Species extinctions have defined the global biodiversity crisis, but extinction begins with loss in abundance of individuals. Using multiple and independent monitoring networks, this study reports population losses across much of the North American birds over 48 years, including once common species and from most biomes. They estimate a net loss approaching 3 billion birds, or 29% of 1970 abundance. A continent-wide weather radar network also reveals a similarly steep decline in biomass passage of migrating birds over a recent 10-year period. This loss of bird abundance signals an urgent need to address threats to avert future bird collapse and associated loss of ecosystem integrity, function and services.
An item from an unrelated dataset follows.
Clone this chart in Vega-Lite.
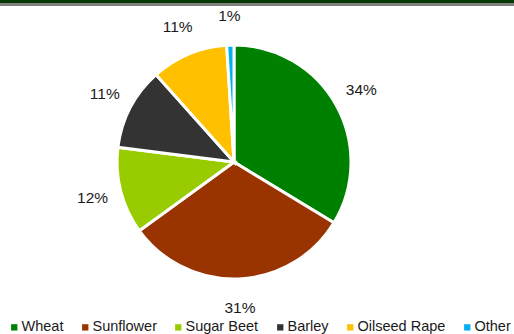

Hundreds of dams have been proposed throughout the Amazon basin, one of the world’s largest untapped hydropower frontiers. While hydropower is a potentially clean source of renewable energy, some projects produce high greenhouse gas emissions. This study finds that carbon intensities of proposed Amazon upland dams (at 39 kg CO2eq per MWh) are often comparable with solar and wind energy, whereas some lowland dams (133 kg CO2eq per MWh) may exceed carbon intensities of fossil-fuel power plants. Basin-scale dam planning that considers GHG emissions along with social and ecological externalities will be important for sustainable energy development where new hydropower is contemplated.